FIVE years ago, more than 20 million people tuned in to watch Gordon Brown, David Cameron and Nick Clegg clash over the key issues in the 2010 general election.
The televised debates were hailed a success and politicians on all sides said they would become an inevitable feature of future election campaigns.
It looks as if voters will again be able to watch the party leaders fight it out on the small screen, but it is not yet certain and it has not been as simple as some might have hoped.
The problem is that all the parties have different interests when it comes to TV debates. Those in power are normally the least enthusiastic about opening themselves up to challenge, while the main opposition is eager for the chance to take them apart and the minor parties just want the recognition and platform which goes with being included.
Before a word has been uttered from a podium, the SNP looks like the winner in the 2015 TV clashes. The current plan to have two seven-way debates – as well as a one-on-one Cameron-Miliband confrontation – will put the Scottish Nationalists alongside Labour, the Conservatives, Liberal Democrats, Greens, Plaid Cymru and Ukip.
The SNP had previously been excluded on the grounds that whatever its strength in Scotland, it was not standing in seats across the UK. But the abandonment of that argument has opened the way for the party to make its pitch to millions more people.

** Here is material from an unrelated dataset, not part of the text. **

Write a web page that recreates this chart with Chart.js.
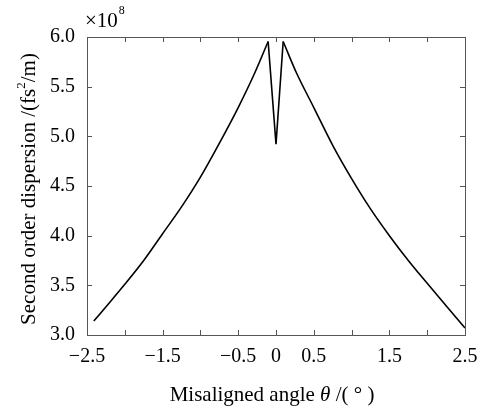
<!DOCTYPE html>
<html>
<head>
<meta charset="utf-8">
<script src="https://cdn.jsdelivr.net/npm/chart.js@4"></script>
<style>
  html, body { margin: 0; padding: 0; background: #fff; overflow: hidden; }
  #wrap { width: 483px; height: 406px; position: relative; }
</style>
</head>
<body>
<div id="wrap"><canvas id="c" width="483" height="406"></canvas></div>
<script>
// Misaligned angle (deg) and second order dispersion (x10^8 fs^2/m)
const leftTheta  = [-2.41, -2.22, -2.0, -1.75, -1.5, -1.25, -1.0, -0.75, -0.5, -0.28, -0.104];
const leftValues = [3.14, 3.31, 3.51, 3.75, 4.02, 4.29, 4.59, 4.93, 5.29, 5.64, 5.955];
const spikeTheta  = [-0.104, 0.0, 0.095];
const spikeValues = [5.955, 4.92, 5.955];
const rightTheta  = [0.095, 0.27, 0.5, 0.75, 1.0, 1.25, 1.5, 1.75, 2.0, 2.25, 2.5];
const rightValues = [5.955, 5.64, 5.29, 4.91, 4.575, 4.27, 4.0, 3.75, 3.52, 3.295, 3.07];
const xLabeled = [-2.5, -1.5, -0.5, 0, 0.5, 1.5, 2.5];
const FONT = "'Liberation Serif', 'Times New Roman', serif";

const toPts = (xs, ys) => xs.map((t, i) => ({ x: t, y: ys[i] }));
const lineStyle = { showLine: true, borderColor: '#000', borderWidth: 1.6, pointRadius: 0, fill: false };

const decor = {
  id: 'decor',
  afterDraw(chart) {
    const ctx = chart.ctx;
    const a = chart.chartArea;
    const xs = chart.scales.x, ys = chart.scales.y;
    ctx.save();
    ctx.strokeStyle = '#555';
    ctx.lineWidth = 1;
    ctx.strokeRect(Math.round(a.left) + 0.5, Math.round(a.top) + 0.5,
                   Math.round(a.right - a.left), Math.round(a.bottom - a.top));
    const L = 5;
    ctx.beginPath();
    xs.ticks.forEach(t => {
      const px = Math.round(xs.getPixelForValue(t.value)) + 0.5;
      ctx.moveTo(px, a.bottom); ctx.lineTo(px, a.bottom - L);
      ctx.moveTo(px, a.top); ctx.lineTo(px, a.top + L);
    });
    ys.ticks.forEach(t => {
      const py = Math.round(ys.getPixelForValue(t.value)) + 0.5;
      ctx.moveTo(a.left, py); ctx.lineTo(a.left + L, py);
      ctx.moveTo(a.right, py); ctx.lineTo(a.right - L, py);
    });
    ctx.stroke();

    ctx.fillStyle = '#000';
    ctx.textBaseline = 'alphabetic';
    ctx.textAlign = 'left';
    // x10^8
    ctx.font = '21px ' + FONT;
    ctx.fillText('\u00d710', 85, 27);
    const w = ctx.measureText('\u00d710').width;
    ctx.font = '12px ' + FONT;
    ctx.fillText('8', 85 + w + 1, 14);

    // x title
    const parts = [
      { t: 'Misaligned angle ', f: '21px ' + FONT },
      { t: '\u03b8', f: 'italic 21px ' + FONT },
      { t: ' /( \u00b0 )', f: '21px ' + FONT }
    ];
    let tw = 0;
    parts.forEach(p => { ctx.font = p.f; p.w = ctx.measureText(p.t).width; tw += p.w; });
    let x0 = 272 - tw / 2;
    parts.forEach(p => { ctx.font = p.f; ctx.fillText(p.t, x0, 401); x0 += p.w; });

    // y title (rotated)
    ctx.translate(35, 189);
    ctx.rotate(-Math.PI / 2);
    const yparts = [
      { t: 'Second order dispersion /(fs', f: '21px ' + FONT, dy: 0 },
      { t: '2', f: '13px ' + FONT, dy: -10 },
      { t: '/m)', f: '21px ' + FONT, dy: 0 }
    ];
    let yw = 0;
    yparts.forEach(p => { ctx.font = p.f; p.w = ctx.measureText(p.t).width; yw += p.w; });
    let y0 = -yw / 2;
    yparts.forEach(p => { ctx.font = p.f; ctx.fillText(p.t, y0, p.dy); y0 += p.w; });
    ctx.restore();
  }
};

new Chart(document.getElementById('c'), {
  type: 'scatter',
  data: {
    datasets: [
      Object.assign({ data: toPts(leftTheta, leftValues), cubicInterpolationMode: 'monotone' }, lineStyle),
      Object.assign({ data: toPts(spikeTheta, spikeValues), tension: 0 }, lineStyle),
      Object.assign({ data: toPts(rightTheta, rightValues), cubicInterpolationMode: 'monotone' }, lineStyle)
    ]
  },
  options: {
    responsive: false,
    animation: false,
    events: [],
    layout: { padding: { left: 0, right: 18, top: 37, bottom: 0 } },
    plugins: { legend: { display: false }, tooltip: { enabled: false } },
    scales: {
      x: {
        type: 'linear', min: -2.5, max: 2.5,
        afterFit(s) { s.height = 71; s.paddingLeft = 0; s.paddingRight = 0; },
        border: { display: false },
        grid: { display: false, drawTicks: false },
        ticks: {
          stepSize: 0.5, padding: 10, color: '#000', maxRotation: 0, autoSkip: false,
          font: { family: FONT, size: 20 },
          callback(v) {
            const r = Math.round(v * 10) / 10;
            if (!xLabeled.includes(r)) return '';
            if (r === 0) return '0';
            return (r < 0 ? '\u2212' : '') + Math.abs(r).toFixed(1);
          }
        }
      },
      y: {
        type: 'linear', min: 3.0, max: 6.0,
        afterFit(s) { s.width = 87; s.paddingTop = 0; s.paddingBottom = 0; },
        border: { display: false },
        grid: { display: false, drawTicks: false },
        ticks: {
          stepSize: 0.5, padding: 12, color: '#000',
          font: { family: FONT, size: 20 },
          callback(v) { return v.toFixed(1); }
        }
      }
    }
  },
  plugins: [decor]
});
</script>
</body>
</html>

Alex Salmond has shown with his appearances on the BBC’s Question Time that having a Scottish focus is no barrier to making arguments which are popular elsewhere. Nicola Sturgeon now has the chance to do the same. The debates should also help give her a higher profile throughout the UK.
It is a major turnaround from the broadcasters’ original plan which was to have one head-to-head debate between Messrs Cameron and Miliband, another including the Lib Dems and a third with Ukip too.

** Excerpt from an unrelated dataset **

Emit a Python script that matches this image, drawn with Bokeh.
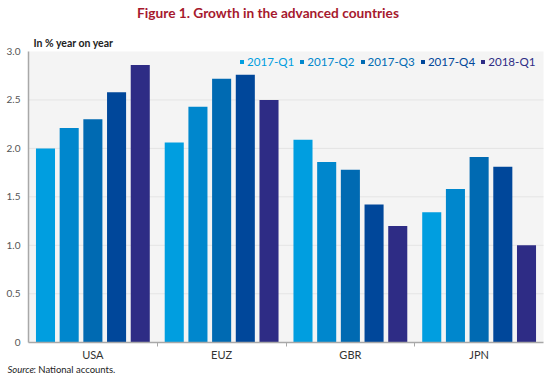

And the SNP has Mr Cameron to thank. His reaction to that first proposal was to insist that if Ukip was included, the Greens had to be there too. No doubt that was more about creating obstacles to an agreement than ensuring the environmental voice was heard, but it also opened the door to demands for the SNP and Plaid to take part. Now they are all to feature, the demand is for Northern Ireland’s DUP to be included as well.
But the other controversy which Mr Cameron has created is over the timing of the debates. As the man with arguably most to lose, he does not want this year’s election to be dominated by the TV showdowns in the way the 2010 campaign was.
So he is calling for all the debates to take place before the election campaign starts in earnest.
He claims the three 2010 debates, which took place in the month before polling day, had “taken the life” out of the remainder of the campaign.
The BBC, ITV, Channel 4 and Sky have proposed debates on April 2, 16 and 30 ahead of the May 7 poll. But Mr Cameron says he wants to “get them over with” before April.
No-one can tell how the debates will go – Alistair Darling’s triumph in the first referendum debate shows the unexpected is always possible.
But the move to include more parties in the process should be a positive for voters. And the Cameron-Miliband head-to-head still gives the opportunity to see the two would-be prime ministers put on the spot.
It may not compare with Strictly or The X Factor, but these TV programmes could still prove popular.